TASK DETAILS> Transcribe each line of the records below exactly, excluding any embedded images.

AVAILABLE DATA>
============
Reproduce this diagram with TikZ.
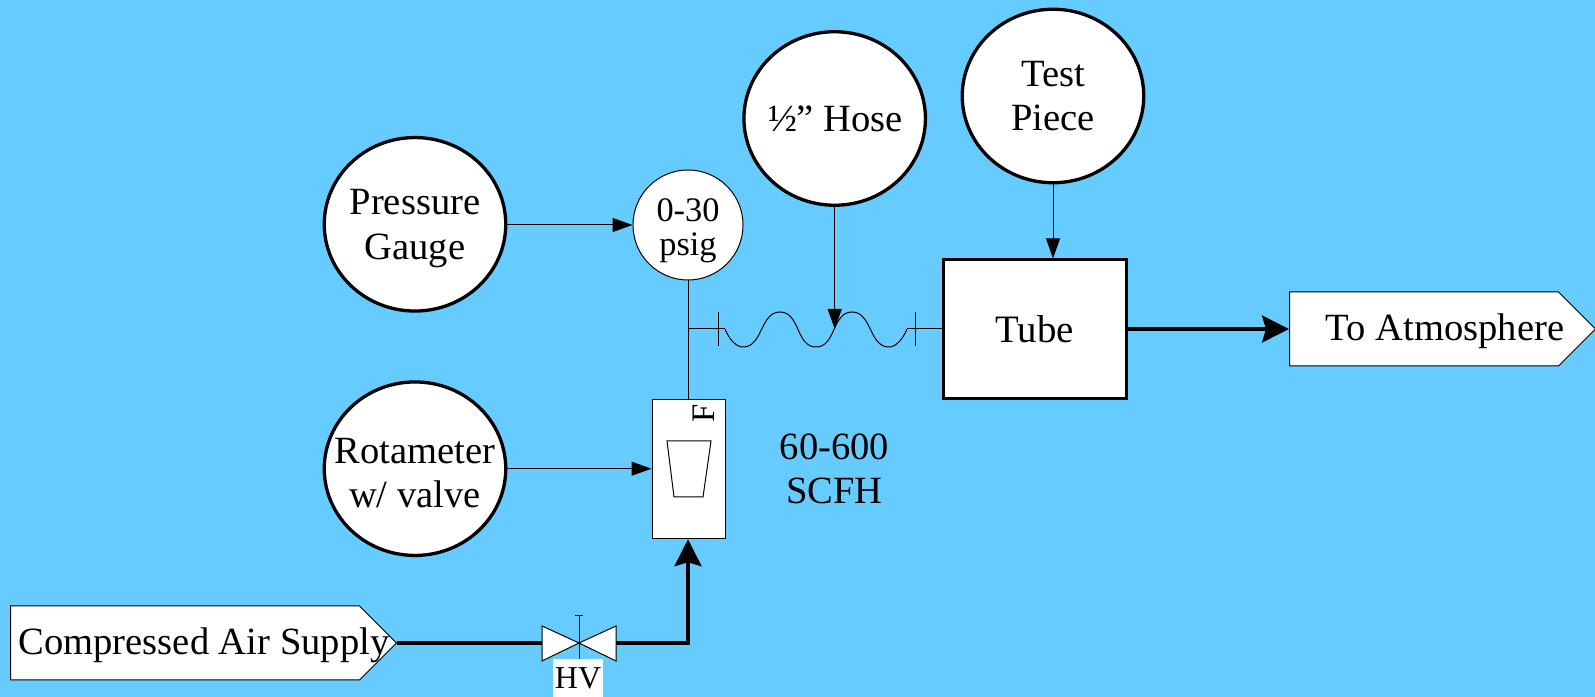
\documentclass[tikz,border=0pt]{standalone}
\usepackage{fontspec}
\setmainfont{Liberation Serif}
\usetikzlibrary{arrows.meta,shapes.symbols,shapes.geometric}
\definecolor{skyback}{HTML}{66CCFF}
\tikzset{
  bigcircle/.style={draw,fill=white,ellipse,line width=3.3bp,inner sep=0pt,minimum width=181.5bp,minimum height=173.5bp},
  smallcircle/.style={draw,fill=white,circle,line width=1bp,inner sep=0pt,minimum size=110bp},
  signalbox/.style={draw,fill=white,signal,signal to=east,signal pointer angle=90,line width=1bp,inner sep=0pt,minimum height=74bp},
  plaintext/.style={inner sep=0pt,align=center,font=\fontsize{38.7}{44.5}\selectfont},
  thinline/.style={black,line width=1bp},
  thinarrow/.style={black,line width=1bp,-{Triangle[length=20bp,width=14bp]}},
  boldarrow/.style={black,line width=3.5bp,-{Stealth[length=27bp,width=27bp,inset=4bp]}},
  boldline/.style={black,line width=3.5bp},
}
\begin{document}
\begin{tikzpicture}[line join=miter]
\useasboundingbox (0bp,0bp) rectangle (1595bp,697bp);
\fill [skyback] (0bp,0bp) rectangle (1595bp,697bp);
%%
\node (node_gauge) at (415bp,472.7bp) [bigcircle] {};
  \node (node_gaugetext) at (415bp,468.5bp) [plaintext] {Pressure\\Gauge};
  \node (node_rota) at (415bp,228.3bp) [bigcircle] {};
  \node (node_rotatext) at (415bp,224bp) [plaintext] {Rotameter\\w/ valve};
  \node (node_hose) at (834.7bp,578.5bp) [bigcircle] {};
  \node (node_hosetext) at (835.5bp,578.5bp) [plaintext] {½” Hose};
  \node (node_test) at (1053bp,601bp) [bigcircle] {};
  \node (node_testtext) at (1053bp,601bp) [plaintext] {Test\\Piece};
  \node (node_psig) at (688bp,472bp) [smallcircle] {};
  \node (node_psigtext) at (688bp,466bp) [inner sep=0pt,align=center,font=\fontsize{34.5}{34}\selectfont] {0-30\\psig};
  \node (node_tube) at (1034.5bp,367.7bp) [draw,fill=white,line width=3bp,minimum width=183bp,minimum height=138.7bp,font=\fontsize{39}{44.5}\selectfont] {Tube};
  \node (node_atm) at (1289bp,368bp) [signalbox,anchor=west,minimum width=306bp] {};
  \node (node_atmtext) at (1445bp,365.5bp) [plaintext] {To Atmosphere};
  \node (node_air) at (10bp,54bp) [signalbox,anchor=west,minimum width=386bp] {};
  \node (node_airtext) at (204bp,51.5bp) [plaintext] {Compressed Air Supply};
  \node (node_meter) at (688.5bp,228bp) [draw,fill=white,line width=1bp,minimum width=73bp,minimum height=139.5bp] {};
  \node (node_flow) at (704bp,283.5bp) [inner sep=0pt,rotate=90,font=\fontsize{33}{33}\selectfont] {F};
  \node (node_range) at (834.5bp,228bp) [plaintext] {60-600\\SCFH};
%
  \draw [thinline] (667bp,256bp) -- (711bp,256bp) -- (703bp,200bp) -- (674bp,200bp) -- cycle;
%
  \coordinate (valve_c) at (579bp,54bp);
  \coordinate (stem_top) at (579bp,81bp);
  \coordinate (hose_in) at (725bp,368bp);
  \coordinate (hose_out) at (907bp,368bp);
  \coordinate (hose_join) at (834.7bp,368bp);
  \coordinate (junction) at (node_psig.south |- hose_in);
  \coordinate (valve_l) at (542bp,54bp);
  \coordinate (valve_r) at (616bp,54bp);
  \coordinate (corner) at (node_psig.south |- valve_c);
%
  \draw [thinline,fill=white] (valve_c) -- (542bp,71bp) -- (542bp,36bp) -- cycle;
  \draw [thinline,fill=white] (valve_c) -- (616bp,71bp) -- (616bp,36bp) -- cycle;
  \node (node_hv) at (578bp,19bp) [fill=white,minimum width=50bp,minimum height=38bp,inner sep=0pt,font=\fontsize{32}{32}\selectfont] {HV};
  \draw [thinline] (node_hv.north -| valve_c) -- (stem_top);
  \draw [thinline] (575bp,81bp) -- (583bp,81bp);
%
  \draw [thinline] (node_psig.south) -- (node_meter.north -| node_psig.south);
  \draw [thinline] (junction) -- (hose_in);
  \draw [thinline] (718bp,351bp) -- (718bp,385bp);
  \draw [thinline] (915bp,351bp) -- (915bp,385bp);
  \draw [thinline] (hose_out) -- (hose_out -| node_tube.west);
  \draw [thinline] (hose_in) .. controls (729bp,358bp) and (736bp,350bp) .. (743bp,350bp) .. controls (763bp,350bp) and (760bp,385bp) .. (780bp,385bp) .. controls (800bp,385bp) and (796bp,350bp) .. (816bp,350bp) .. controls (836bp,350bp) and (832bp,385bp) .. (852bp,385bp) .. controls (872bp,385bp) and (869bp,350bp) .. (889bp,350bp) .. controls (896bp,350bp) and (903bp,358bp) .. (hose_out);
%
  \draw [thinarrow] (node_gauge.east |- node_psig.west) -- (node_psig.west);
  \draw [thinarrow] (node_rota.east) -- (node_rota.east -| node_meter.west);
  \draw [thinarrow] (node_hose.south) -- (hose_join);
  \draw [thinarrow] (node_test.south) -- (node_test.south |- node_tube.north);
  \draw [boldarrow] (node_atm.west -| node_tube.east) -- (node_atm.west);
  \draw [boldline] (node_air.east) -- (valve_l);
  \draw [boldarrow] (valve_r) -- (corner) -- (node_meter.south -| corner);
%
\end{tikzpicture}
\end{document}
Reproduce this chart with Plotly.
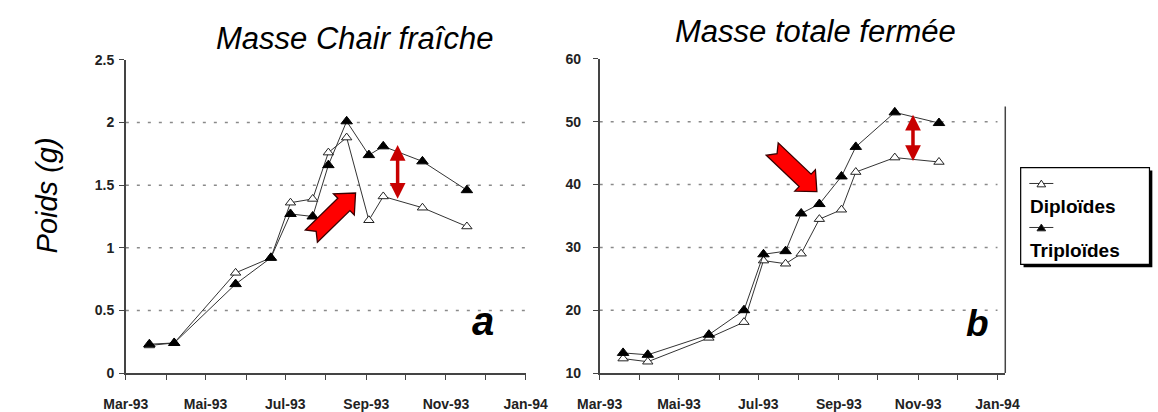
============
ANSWER TO THIS EXERCISE>
Reproduce this diagram with TikZ.
\documentclass[tikz,border=0pt]{standalone}
\usepackage{fontspec}
\setmainfont{Liberation Serif}
\usetikzlibrary{arrows.meta,shapes.symbols,shapes.geometric}
\definecolor{skyback}{HTML}{66CCFF}
\tikzset{
  bigcircle/.style={draw,fill=white,ellipse,line width=3.3bp,inner sep=0pt,minimum width=181.5bp,minimum height=173.5bp},
  smallcircle/.style={draw,fill=white,circle,line width=1bp,inner sep=0pt,minimum size=110bp},
  signalbox/.style={draw,fill=white,signal,signal to=east,signal pointer angle=90,line width=1bp,inner sep=0pt,minimum height=74bp},
  plaintext/.style={inner sep=0pt,align=center,font=\fontsize{38.7}{44.5}\selectfont},
  thinline/.style={black,line width=1bp},
  thinarrow/.style={black,line width=1bp,-{Triangle[length=20bp,width=14bp]}},
  boldarrow/.style={black,line width=3.5bp,-{Stealth[length=27bp,width=27bp,inset=4bp]}},
  boldline/.style={black,line width=3.5bp},
}
\begin{document}
\begin{tikzpicture}[line join=miter]
\useasboundingbox (0bp,0bp) rectangle (1595bp,697bp);
\fill [skyback] (0bp,0bp) rectangle (1595bp,697bp);
%%
\node (node_gauge) at (415bp,472.7bp) [bigcircle] {};
  \node (node_gaugetext) at (415bp,468.5bp) [plaintext] {Pressure\\Gauge};
  \node (node_rota) at (415bp,228.3bp) [bigcircle] {};
  \node (node_rotatext) at (415bp,224bp) [plaintext] {Rotameter\\w/ valve};
  \node (node_hose) at (834.7bp,578.5bp) [bigcircle] {};
  \node (node_hosetext) at (835.5bp,578.5bp) [plaintext] {½” Hose};
  \node (node_test) at (1053bp,601bp) [bigcircle] {};
  \node (node_testtext) at (1053bp,601bp) [plaintext] {Test\\Piece};
  \node (node_psig) at (688bp,472bp) [smallcircle] {};
  \node (node_psigtext) at (688bp,466bp) [inner sep=0pt,align=center,font=\fontsize{34.5}{34}\selectfont] {0-30\\psig};
  \node (node_tube) at (1034.5bp,367.7bp) [draw,fill=white,line width=3bp,minimum width=183bp,minimum height=138.7bp,font=\fontsize{39}{44.5}\selectfont] {Tube};
  \node (node_atm) at (1289bp,368bp) [signalbox,anchor=west,minimum width=306bp] {};
  \node (node_atmtext) at (1445bp,365.5bp) [plaintext] {To Atmosphere};
  \node (node_air) at (10bp,54bp) [signalbox,anchor=west,minimum width=386bp] {};
  \node (node_airtext) at (204bp,51.5bp) [plaintext] {Compressed Air Supply};
  \node (node_meter) at (688.5bp,228bp) [draw,fill=white,line width=1bp,minimum width=73bp,minimum height=139.5bp] {};
  \node (node_flow) at (704bp,283.5bp) [inner sep=0pt,rotate=90,font=\fontsize{33}{33}\selectfont] {F};
  \node (node_range) at (834.5bp,228bp) [plaintext] {60-600\\SCFH};
%
  \draw [thinline] (667bp,256bp) -- (711bp,256bp) -- (703bp,200bp) -- (674bp,200bp) -- cycle;
%
  \coordinate (valve_c) at (579bp,54bp);
  \coordinate (stem_top) at (579bp,81bp);
  \coordinate (hose_in) at (725bp,368bp);
  \coordinate (hose_out) at (907bp,368bp);
  \coordinate (hose_join) at (834.7bp,368bp);
  \coordinate (junction) at (node_psig.south |- hose_in);
  \coordinate (valve_l) at (542bp,54bp);
  \coordinate (valve_r) at (616bp,54bp);
  \coordinate (corner) at (node_psig.south |- valve_c);
%
  \draw [thinline,fill=white] (valve_c) -- (542bp,71bp) -- (542bp,36bp) -- cycle;
  \draw [thinline,fill=white] (valve_c) -- (616bp,71bp) -- (616bp,36bp) -- cycle;
  \node (node_hv) at (578bp,19bp) [fill=white,minimum width=50bp,minimum height=38bp,inner sep=0pt,font=\fontsize{32}{32}\selectfont] {HV};
  \draw [thinline] (node_hv.north -| valve_c) -- (stem_top);
  \draw [thinline] (575bp,81bp) -- (583bp,81bp);
%
  \draw [thinline] (node_psig.south) -- (node_meter.north -| node_psig.south);
  \draw [thinline] (junction) -- (hose_in);
  \draw [thinline] (718bp,351bp) -- (718bp,385bp);
  \draw [thinline] (915bp,351bp) -- (915bp,385bp);
  \draw [thinline] (hose_out) -- (hose_out -| node_tube.west);
  \draw [thinline] (hose_in) .. controls (729bp,358bp) and (736bp,350bp) .. (743bp,350bp) .. controls (763bp,350bp) and (760bp,385bp) .. (780bp,385bp) .. controls (800bp,385bp) and (796bp,350bp) .. (816bp,350bp) .. controls (836bp,350bp) and (832bp,385bp) .. (852bp,385bp) .. controls (872bp,385bp) and (869bp,350bp) .. (889bp,350bp) .. controls (896bp,350bp) and (903bp,358bp) .. (hose_out);
%
  \draw [thinarrow] (node_gauge.east |- node_psig.west) -- (node_psig.west);
  \draw [thinarrow] (node_rota.east) -- (node_rota.east -| node_meter.west);
  \draw [thinarrow] (node_hose.south) -- (hose_join);
  \draw [thinarrow] (node_test.south) -- (node_test.south |- node_tube.north);
  \draw [boldarrow] (node_atm.west -| node_tube.east) -- (node_atm.west);
  \draw [boldline] (node_air.east) -- (valve_l);
  \draw [boldarrow] (valve_r) -- (corner) -- (node_meter.south -| corner);
%
\end{tikzpicture}
\end{document}
Reproduce this chart with Plotly.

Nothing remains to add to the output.